Senate Minority Leader Steven Oroho. (Photo: Kevin Sanders for the New Jersey Globe).

Oroho sees potential for cooperation with South Jersey Democrats

By Joey Fox, January 31 2022 1:12 pm

With former Senate President Steve Sweeney (D-West Deptford)’s redistricting commission ouster exposing a potential rift between South and North Jersey Democrats, Senate Minority Leader Steven Oroho (R-Franklin) said today that he is optimistic Republicans can work with any Democrats who may grow frustrated with legislative leadership.

“Anytime that there’s some sort of rift within any caucus – we have 16 [senators], so we have to negotiate everything anyways,” Oroho said. “So the more negotiations we can have from the minority party, the better it is… Anything that helps to make sure that more of our ideas are pushed ahead is good for the state of New Jersey.”

Sweeney, who lost his Senate seat in November, was unexpectedly kicked out of the Legislative Apportionment Commission last week by state Democratic chairman LeRoy Jones Jr., who reportedly feared that Sweeney would work with Republicans on the commission to undermine the remaining four Democratic commissioners.
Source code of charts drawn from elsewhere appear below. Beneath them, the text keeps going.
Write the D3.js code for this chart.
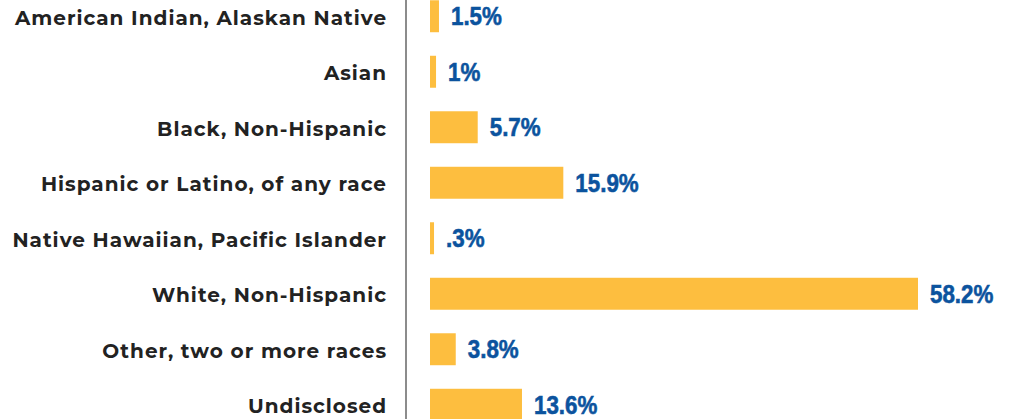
<!DOCTYPE html>
<html><head><meta charset="utf-8">
<script src="https://cdn.jsdelivr.net/npm/d3@7"></script>
<style>body{margin:0;background:#fff}svg{display:block}</style>
</head><body>
<svg id="c" width="1019" height="419"></svg>
<script>
const categories = ["American Indian, Alaskan Native","Asian","Black, Non-Hispanic","Hispanic or Latino, of any race","Native Hawaiian, Pacific Islander","White, Non-Hispanic","Other, two or more races","Undisclosed"];
// bar lengths as drawn in the picture
const barValues = [1.07, 0.72, 5.69, 15.9, 0.48, 58.2, 3.07, 10.97];
// value labels as printed
const valueLabels = ["1.5%","1%","5.7%","15.9%",".3%","58.2%","3.8%","13.6%"];

const svg = d3.select("#c");
const y = d3.scaleBand().domain(categories).range([-11.5, 432.5]).paddingInner(0.424).paddingOuter(0.212);
const x = d3.scaleLinear().domain([0, 58.2]).range([430, 918]);

svg.append("line").attr("x1",406).attr("x2",406).attr("y1",0).attr("y2",419)
  .attr("stroke","#666").attr("stroke-width",1.5);

svg.selectAll("rect.bar").data(barValues).join("rect").attr("class","bar")
  .attr("x", x(0)).attr("y",(d,i)=>y(categories[i]))
  .attr("width", d=>x(d)-x(0)).attr("height", y.bandwidth())
  .attr("fill","#FDBE3F");

svg.selectAll("text.cat").data(categories).join("text").attr("class","cat")
  .attr("x",387).attr("y",d=>y(d)+y.bandwidth()/2).attr("dy",1.5)
  .attr("text-anchor","end").attr("dominant-baseline","central")
  .attr("font-family","Montserrat, 'Open Sans', sans-serif").attr("font-weight",700)
  .attr("font-size",20).attr("letter-spacing","1px").attr("fill","#222").text(d=>d);

svg.selectAll("text.val").data(barValues).join("text").attr("class","val")
  .attr("transform",(d,i)=>`translate(${x(d)+12},${y(categories[i])+y.bandwidth()/2}) scale(0.86,1)`)
  .attr("dominant-baseline","central")
  .attr("font-family","'Liberation Sans Narrow', sans-serif").attr("font-weight",700)
  .attr("font-size",26).attr("fill","#0B539E").attr("stroke","#0B539E").attr("stroke-width",0.6)
  .text((d,i)=>valueLabels[i]);
</script>
</body></html>
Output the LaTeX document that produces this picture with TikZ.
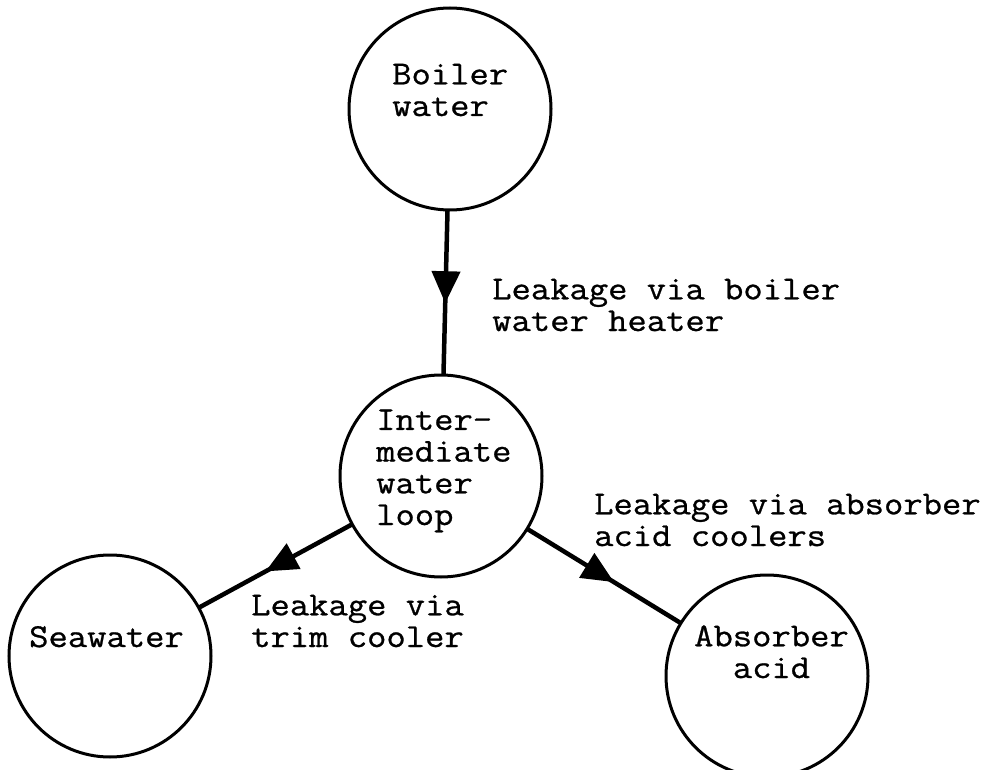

So far, Sweeney’s ouster has not caused any major outcry from South Jersey Democrats; on a Zoom call yesterday with a number of Democratic legislators and staffers, no one contested Jones’ decision. 

But there is precedent for a South-North rift in the legislature. In 1999, Assemblyman Joseph Roberts (D-Bellmawr) led a breakaway coalition of seven South Jersey Democrats who refused to join the main Democratic caucus after Roberts lost a bid for Assembly Minority Leader. Three of those Democrats still serve today: Assembly Majority Leader Louis Greenwald (D-Voorhees), Assemblyman Herb Conaway (D-Delran), and State Sen. Nilsa Cruz-Perez (D-Barrington), who was a member of the Assembly at the time.

The Legislative Apportionment Commission itself, which will now have Pinelands Commission Chair Laura Matos as its tenth member, is proceeding with its map-drawing work amid an outcry over the apparent favoritism Democrats on the Congressional Redistricting Commission received last year. That commission’s tiebreaker, John Wallace, chose a Democratic-drawn congressional map after a shadowy process.

Oroho, who penned a letter with Assembly Minority Leader John DiMaio (R-Hackettstown) expressing their concerns about the map, said that he hopes the Legislative Apportionment Commission is more transparent and produces a fairer map.

“Obviously, we think the best thing for the people of New Jersey is to have a Republican majority,” Oroho said. “We want to have a fair map, and we want to have a map where people feel they’re being well represented.”